More importantly though, nothing in this record supports the conclusion that any WG&M attorney ought to be called as a witness. An attorney witness "ought” to be called "only when it is likely that the testimony to be given by the witness is necessary.” (S & S Hotel Ventures Ltd. Partnership v 777 S. H. Corp., 69 NY2d, supra, at 445-446.) Merely because an attorney "has relevant knowledge or was involved in the transaction at issue” does not make that attorney’s testimony necessary. (Supra, at 445.) Such a determination must take into account "such factors as the significance of the matters, weight of the testimony, and availability of other evidence.” (Supra, at 446.) The IAS Court failed to make the appropriate assessment.
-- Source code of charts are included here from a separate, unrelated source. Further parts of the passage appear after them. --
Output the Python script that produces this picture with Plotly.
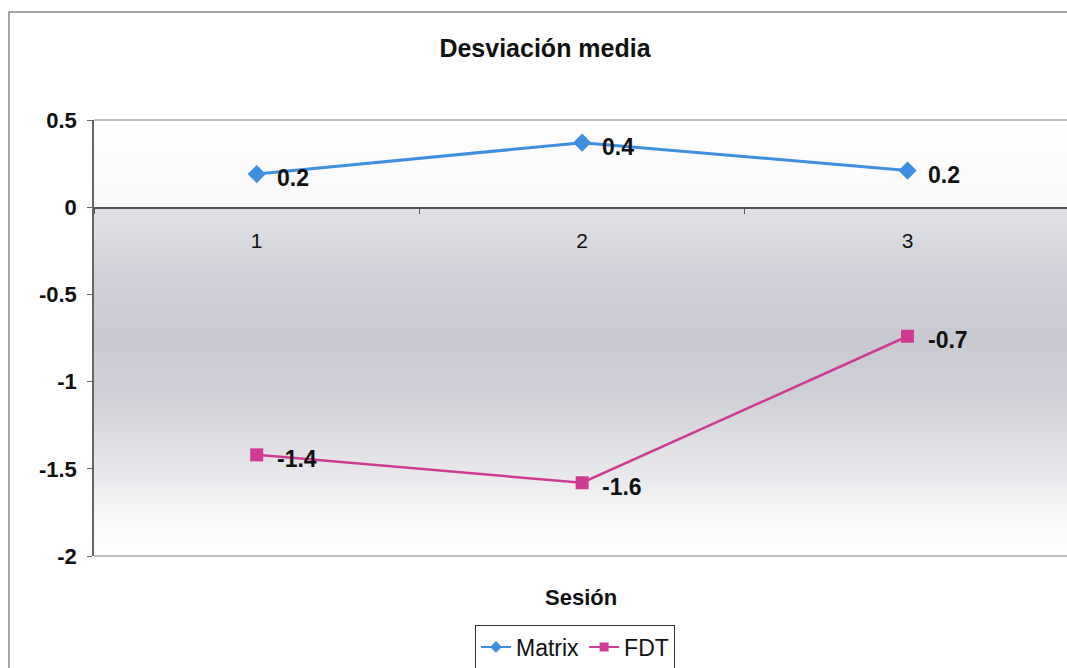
import plotly.graph_objects as go

# Sessions and mean deviation per method
sesiones = ["1", "2", "3"]
matrix = [0.19, 0.37, 0.21]
fdt = [-1.42, -1.58, -0.74]

y_ticks = [0.5, 0, -0.5, -1, -1.5, -2]
y_tick_labels = ["0.5", "0", "-0.5", "-1", "-1.5", "-2"]

# Plot-area background shading (level -> shade 0..1)
bg_levels = [0.5, 0.25, 0.005, -0.005, -0.4, -0.75, -1.1, -1.5, -1.8, -2.0]
bg_shade = [0.02, 0.06, 0.12, 0.55, 0.85, 1.0, 0.85, 0.45, 0.12, 0.02]

BLUE = "#3f8fe0"
MAGENTA = "#cf3a93"
FONT = "Liberation Sans, Arial, sans-serif"

fig = go.Figure()

# shading drawn first so the series sit on top of it
fig.add_trace(go.Heatmap(
    x=sesiones, y=bg_levels, z=[[s] * len(sesiones) for s in bg_shade],
    colorscale=[[0, "#ffffff"], [1, "#c8c9d1"]], zmin=0, zmax=1,
    zsmooth="best", showscale=False, hoverinfo="skip", showlegend=False,
))

series = [
    ("Matrix", matrix, BLUE, "diamond", 14, 3),
    ("FDT", fdt, MAGENTA, "square", 13, 2.5),
]

for name, vals, color, symbol, msize, lw in series:
    fig.add_trace(go.Scatter(
        x=sesiones, y=vals, name=name, mode="lines+markers",
        line=dict(color=color, width=lw),
        marker=dict(symbol=symbol, size=msize, color=color),
        showlegend=False,
    ))
    # legend entry with a lighter symbol
    fig.add_trace(go.Scatter(
        x=[None], y=[None], name=name, mode="lines+markers",
        line=dict(color=color, width=2),
        marker=dict(symbol=symbol, size=9, color=color),
    ))

# value labels to the right of each point (category index on the x axis)
annotations = []
for vals in (matrix, fdt):
    for idx, v in enumerate(vals):
        annotations.append(dict(
            x=idx, y=v, xref="x", yref="y", text=f"<b>{v:.1f}</b>",
            showarrow=False, xanchor="left", yanchor="middle",
            xshift=18, yshift=-4,
            font=dict(family=FONT, size=23, color="#111111"),
        ))

W, H = 1067, 668
L, T, B = 94, 120, 112
PW, PH = W - L, H - T - B
zero_pos = (556 - 208) / (556 - 120)

annotations.append(dict(
    text="<b>Sesión</b>", xref="paper", yref="paper",
    x=(581 - L) / PW, y=-(597 - 556) / PH,
    xanchor="center", yanchor="middle", showarrow=False,
    font=dict(family=FONT, size=22, color="#111111"),
))

fig.update_layout(
    width=W, height=H,
    margin=dict(l=L, r=0, t=T, b=B),
    paper_bgcolor="white", plot_bgcolor="white",
    font=dict(family=FONT, color="#111111"),
    title=dict(text="<b>Desviación media</b>", x=545 / W, xanchor="center",
               y=1 - 48 / H, yanchor="middle",
               font=dict(family=FONT, size=25, color="#111111")),
    showlegend=True,
    legend=dict(orientation="h", x=(575 - L) / PW, xanchor="center",
                y=1 - 647 / H, yref="container", yanchor="middle",
                bgcolor="white", bordercolor="#333333", borderwidth=1,
                font=dict(family=FONT, size=23, color="#111111"),
                itemwidth=30, tracegroupgap=0),
    xaxis=dict(type="category", range=[-0.5, 2.49], anchor="free",
               position=zero_pos, showline=True, linecolor="#555555",
               linewidth=1.5, ticks="outside", tickson="boundaries",
               ticklen=5, tickcolor="#555555", ticklabelstandoff=14,
               tickfont=dict(family=FONT, size=21, color="#111111"),
               showgrid=False, zeroline=False, fixedrange=True),
    yaxis=dict(range=[-2, 0.5], tickvals=y_ticks, ticktext=y_tick_labels,
               showline=True, linecolor="#666666", linewidth=1.5,
               ticks="outside", ticklen=5, tickcolor="#666666",
               ticklabelstandoff=6,
               tickfont=dict(family=FONT, size=22, color="#111111",
                             weight="bold"),
               showgrid=False, zeroline=False, fixedrange=True),
    shapes=[
        # chart-area frame
        dict(type="rect", xref="paper", yref="paper",
             x0=(9 - L) / PW, x1=1.05,
             y0=-0.5, y1=1 + (T - 12) / PH,
             line=dict(color="#888888", width=1.5), layer="below"),
        # plot-area top and bottom borders
        dict(type="line", xref="paper", yref="paper", x0=0, x1=1, y0=1, y1=1,
             line=dict(color="#a8a8a8", width=1.5)),
        dict(type="line", xref="paper", yref="paper", x0=0, x1=1, y0=0, y1=0,
             line=dict(color="#a8a8a8", width=1.5)),
    ],
    annotations=annotations,
)

fig.write_html("out.html")
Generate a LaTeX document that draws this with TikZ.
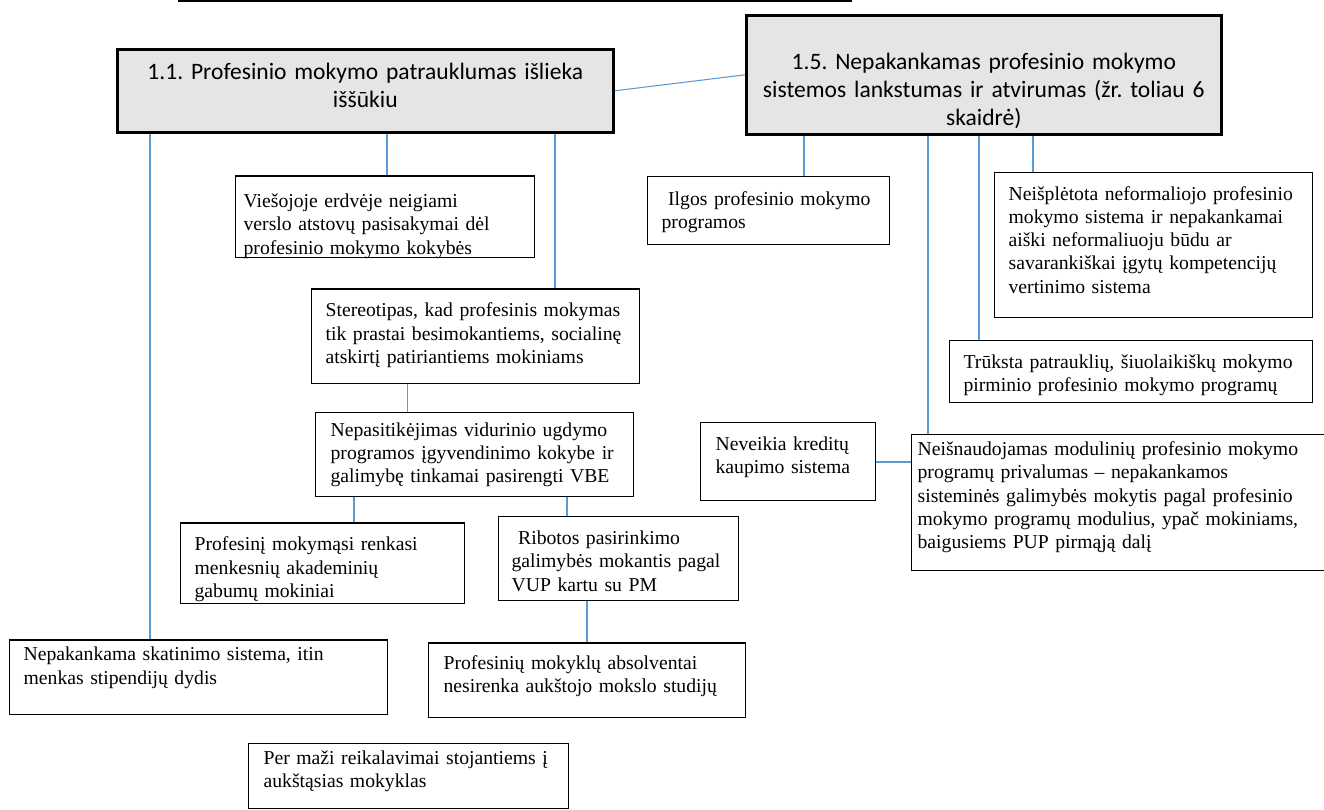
\documentclass[tikz,border=0pt]{standalone}
\usepackage{fontspec}
\setmainfont{Liberation Serif}
\newfontfamily\hdrfont{Carlito}
\usetikzlibrary{positioning,calc}
\definecolor{linkblue}{RGB}{91,155,213}
\newcommand{\fst}[1][0.56cm]{\rule{0pt}{#1}}
\frenchspacing
\tikzset{
	cell/.style={draw, line width=0.7pt, anchor=north west, align=left, inner xsep=0.28cm, inner ysep=0pt, font=\fontsize{11.2pt}{13.2pt}\selectfont},
	head/.style={draw, line width=1.5pt, fill=black!10, anchor=north west, align=center, inner xsep=0.3cm, inner ysep=0pt, font=\hdrfont\fontsize{13.4pt}{15.9pt}\selectfont},
	link/.style={draw=linkblue, line width=0.6pt}
}
\begin{document}
\begin{tikzpicture}
	\useasboundingbox (0,0) rectangle (26.48,-16.2);
	\draw[line width=0.8pt] (3.56,-0.02) -- (17.04,-0.02);
	\node[head, text width=9.32cm, text depth=1.054cm] (h11) at (2.32,-0.96) {\fst[0.606cm]1.1. Profesinio mokymo patrauklumas išlieka\\iššūkiu};
	\node[head, inner xsep=0.2cm, text width=9.1cm, text depth=1.294cm] (h15) at (14.9,-0.28) {\fst[1.086cm]1.5. Nepakankamas profesinio mokymo\\sistemos lankstumas ir atvirumas (žr. toliau 6\\skaidrė)};
	\node[cell, inner xsep=0.16cm, text width=5.66cm, text depth=1.0cm] (vie) at (4.7,-3.51) {\fst[0.63cm]Viešojoje erdvėje neigiami\\verslo atstovų pasisakymai dėl\\profesinio mokymo kokybės};
	\node[cell, text width=6.0cm, text depth=1.334cm] (ste) at (6.22,-5.766) {\fst Stereotipas, kad profesinis mokymas\\tik prastai besimokantiems, socialinę\\atskirtį patiriantiems mokiniams};
	\node[cell, inner xsep=0.3cm, text width=5.76cm, text depth=1.196cm] (nep) at (6.3,-8.234) {\fst[0.48cm]Nepasitikėjimas vidurinio ugdymo\\programos įgyvendinimo kokybe ir\\galimybę tinkamai pasirengti VBE};
	\node[cell, text width=5.12cm, text depth=1.054cm] (pro) at (3.6,-10.446) {\fst Profesinį mokymąsi renkasi\\menkesnių akademinių\\gabumų mokiniai};
	\node[cell, inner xsep=0.26cm, text width=4.28cm, text depth=1.12cm] (rib) at (9.96,-10.32) {\fst~Ribotos pasirinkimo\\galimybės mokantis pagal\\VUP kartu su PM};
	\node[cell, inner xsep=0.3cm, text width=5.74cm, text depth=0.96cm] (pmk) at (8.56,-12.846) {\fst[0.534cm]Profesinių mokyklų absolventai\\nesirenka aukštojo mokslo studijų};
	\node[cell, text width=7.0cm, text depth=1.074cm] (ska) at (0.18,-12.786) {\fst[0.42cm]Nepakankama skatinimo sistema, itin\\menkas stipendijų dydis};
	\node[cell, inner xsep=0.3cm, text width=5.8cm, text depth=0.88cm] (per) at (4.96,-14.86) {\fst[0.42cm]Per maži reikalavimai stojantiems į\\aukštąsias mokyklas};
	\node[cell, text width=4.28cm, text depth=0.78cm] (ilg) at (12.94,-3.52) {\fst[0.57cm]~Ilgos profesinio mokymo\\programos};
	\node[cell, text width=5.8cm, text depth=2.346cm] (nef) at (19.88,-3.434) {\fst Neišplėtota neformaliojo profesinio\\mokymo sistema ir nepakankamai\\aiški neformaliuoju būdu ar\\savarankiškai įgytų kompetencijų\\vertinimo sistema};
	\node[cell, text width=6.7cm, text depth=0.68cm] (tru) at (18.98,-6.8) {\fst Trūksta patrauklių, šiuolaikiškų mokymo\\pirminio profesinio mokymo programų};
	\node[cell, inner xsep=0.3cm, text width=2.9cm, text depth=1.0cm] (nev) at (14.0,-8.44) {\fst Neveikia kreditų\\kaupimo sistema};
	\node[cell, inner xsep=0.12cm, text width=8.34cm, text depth=2.3cm] (mod) at (18.22,-8.68) {\fst[0.42cm]Neišnaudojamas modulinių profesinio mokymo\\programų privalumas – nepakankamos\\sisteminės galimybės mokytis pagal profesinio\\mokymo programų modulius, ypač mokiniams,\\baigusiems PUP pirmąją dalį};
	\draw[link] (h11.east) -- (h15.west);
	\draw[link] (h11.south -| 3,0) -- (ska.north -| 3,0);
	\draw[link] (h11.south -| 7.74,0) -- (vie.north -| 7.74,0);
	\draw[link] (h11.south -| 11.1,0) -- (ste.north -| 11.1,0);
	\draw[link] (ste.south -| 8.15,0) -- (nep.north -| 8.15,0);
	\draw[link] (nep.south -| 7.08,0) -- (pro.north -| 7.08,0);
	\draw[link] (nep.south -| 11.34,0) -- (rib.north -| 11.34,0);
	\draw[link] (rib.south -| 11.74,0) -- (pmk.north -| 11.74,0);
	\draw[link] (h15.south -| 16.08,0) -- (ilg.north -| 16.08,0);
	\draw[link] (h15.south -| 18.56,0) -- (mod.north -| 18.56,0);
	\draw[link] (h15.south -| 19.58,0) -- (tru.north -| 19.58,0);
	\draw[link] (h15.south -| 20.66,0) -- (nef.north -| 20.66,0);
	\draw[link] (nev.east |- 0,-9.24) -- (mod.west |- 0,-9.24);
\end{tikzpicture}
\end{document}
In fact, any testimony by a WG&M attorney would have been received for the limited purpose of discrediting plaintiffs testimony concerning the written statement produced in the Lipin litigation in October 1991, more that two years after Ms. Stanton allegedly gave it to plaintiff, demanding that he sign it. As the record discloses, plaintiffs own testimony is contradictory on this issue. Before being represented by Mr. *153Wisehart, plaintiff, at his deposition on May 15, 1991, testified that Ms. Stanton asked him to write something negative about Ms. Lipin, that he told her he would but did not and that there were no other conversations on the matter. He did not then claim that Ms. Stanton had given him a prepared written statement and demand that he sign it. On March 17, 1992, after Mr. Wisehart had been substituted as his attorney, plaintiff testified that Ms. Stanton gave him a prepared statement to sign and that, after telling her he would sign it, he changed his mind and so advised Ms. Stanton in a subsequent telephone conversation. This unexplained change of testimony on a material matter is, of course, plainly damaging to plaintiff’s credibility.

Moreover, defendants Stanton and Bender are available to testify in contradiction to plaintiff on his point. In her deposition, Ms. Stanton testified that she had never seen or heard of this written statement before it was produced by Mr. Wisehart in the Lipin litigation. Her testimony thus coincides with plaintiff’s original deposition testimony that she asked him to reduce to writing any comments he had heard about Ms. Lipin, that he never got back to Ms. Stanton on the subject and that she had never given him anything to sign. Mr. Bender’s testimony will corroborate Ms. Stanton’s testimony. New York Red Cross can also call additional witnesses to contradict plaintiff’s testimony that the disputed document does not accurately reflect the substance of what other employees said about Ms. Lipin. Thus, the testimony of any present WG&M attorney would be, at best, cumulative in refuting plaintiff’s testimony and could only serve to deny any knowledge regarding the origins of the disputed document. A witness whose testimony is, at best, cumulative is not a necessary witness. (See, O’Donnell, Fox & Gartner v R-2000 Corp., 198 AD2d 154; Burdett Radiology Consultants v Samaritan Hosp., 158 AD2d 132,135.)

Finally, we note, the IAS Court, in considering the totality of facts alleged on the cross motion, ignored plaintiff’s inexcusable delay of over three years in moving for disqualification. The cross motion was based on facts known to plaintiff since WG&M’s first appearance in the case with the service of an answer in early 1990, and was made after the virtual completion of all discovery and the filing of a note of issue and statement of readiness certifying the case’s readiness for trial. In fact, the disqualification motion was made only in response to defendants’ motion to vacate the note of issue. The grant of *154such relief at this late stage of the proceedings requires the retention of new counsel unfamiliar with the case at a significant financial hardship to New York Red Cross. Plaintiff’s laches in seeking such relief furnishes an additional consideration especially where, as here, there is an inadequate showing to warrant disqualification. (Lewis v Unigard Mut. Ins. Co., 83 AD2d 919.)

Plaintiff’s other arguments, raised originally or for the first time on appeal, are equally without merit.

Accordingly, the order of the Supreme Court, New York County (Diane A. Lebedeff, J.), entered March 3, 1994, to the extent it granted plaintiff’s cross motion to disqualify defendants’ attorneys, should be reversed, on the law, with costs and disbursements, and the cross motion denied.

Carro, Kupferman and Asch, JJ., concur with Sullivan, J. P.; Ellerin, J., dissents and would affirm for the reasons stated by Lebedeff, J.

Order, Supreme Court, New York County, entered March 3, 1994, to the extent it granted plaintiff’s cross motion to disqualify defendants’ attorneys, reversed, on the law, with costs and disbursements, and the cross motion denied.